The only argument of the Movants which has any force at all is their fourth argument, where the Movants accurately aver that they have at least alleged the coalescence of the presence of both morally culpable conduct of the Debtor and an effort by the Movants to pursue the Debtor only to judgment, not through the execution process. These are factors which some courts have held sufficient to establish that the hardship to the creditor from being denied an opportunity to pursue the debtor in another chosen forum outweighs the hardship to the debtor if it is forced to litigate out of the bankruptcy-court forum. The facts alleged here are hence closer to the facts of Humphreys and several of the other cases in which relief from the stay was granted "for cause" than were the facts of Stranahan Gear. See, e.g., In re Turner, 55 B.R. 498 (Bankr.N.D.Ohio 1985) (RICO action in which creditors agreed to look only to debtor's bonding company); In re Bock Laundry Machine Co., 37 B.R. 564 (Bankr.N.D.Ohio 1984) (products liability action in which creditor agreed to pursue debtor only to extent he was insured); In re Larkham, 31 B.R. 273 (Bankr.D.Vt.1983) (Discrimination suit in which plaintiffs sought injunctive relief); and In re Highcrest Management Co., 30 B.R. 776 (Bankr.S.D.N.Y.1983) (Plaintiffs sought to recover proceeds which debtor held in trust).

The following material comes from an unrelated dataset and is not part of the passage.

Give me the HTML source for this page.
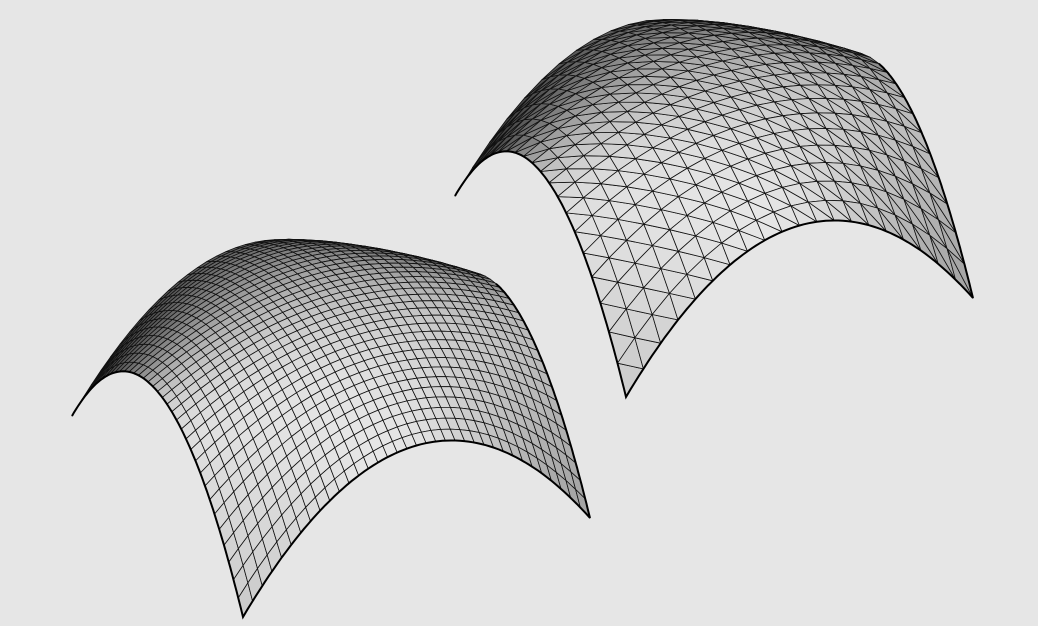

However, we will nevertheless not grant relief to the Movants on the basis of the record which they have made in this case on this Motion. As we pointed out in Stra-nahan Gear, the classic situation in which relief from the stay is accorded is where the moving party is a secured party whose security is in jeopardy. 67 B.R. at 837. There are significant counter-considerations to weigh in determining whether any unsecured creditor is ever entitled to proceed with a legal action against a Chapter 11 Debtor in any forum other than the bankruptcy court in any circumstances, including a recognition of the need of such a debtor to devote its likely-limited financial resources and energies to the formulation of a Plan to treat all of its similarly-classified creditors equitably in bankruptcy court, as opposed to being required to expend its resources and energies in defending cases brought by certain of its creditors against it in other forums. See 67 B.R. at 838 and the cases cited therein.
Although the willingness of the Movants to refrain from execution against the Debt- or's assets lightens the load that permitting the state court action to proceed in full force against the Debtor would effect, it cannot be gainsaid that defending a class motion, responding to discovery, and devoting its energies and expense to defending the state court proceeding would adversely impact upon the Debtor's vitality in its Chapter 11 proceeding here. Thus, in Tringali, supra, relief from the stay was denied, despite the fact that the debtor's liability would be covered by insurance. But see In re Holtkamp, 669 F.2d 505 (7th Cir.1982); and Bock Laundry, supra. Here, of course, there is no insurer ready to pay any judgment, or to provide counsel necessary to defend the State court action at no cost to the debtor.
Whether, on their facts, we would follow the cases cited at page 1009 supra, which it seems to us overlook the tremendous significance of preservation of the automatic stay in allowing corporate reorganization to successfully transpire, is not necessary for us to address in deciding the motion before us. We do acknowledge that an unsecured creditor could succeed in a stay motion if it shows that the balance of hardships tips in the creditor's favor. See 2 COLLIER ON BANKRUPTCY, 11362.07 at 362-57 to 362-58 (15th ed. 1986). However, establishing that the balance of hardships tips in their favor imposes a significant burden upon unsecured creditors such as the Movants, which they can rarely, if ever, sustain on the basis of pure allegations, most of which are disputed. The record here consists of no more than this.
We are therefore, compelled to deny the Motion before us on this record, which we will proceed to do in an accompanying Order.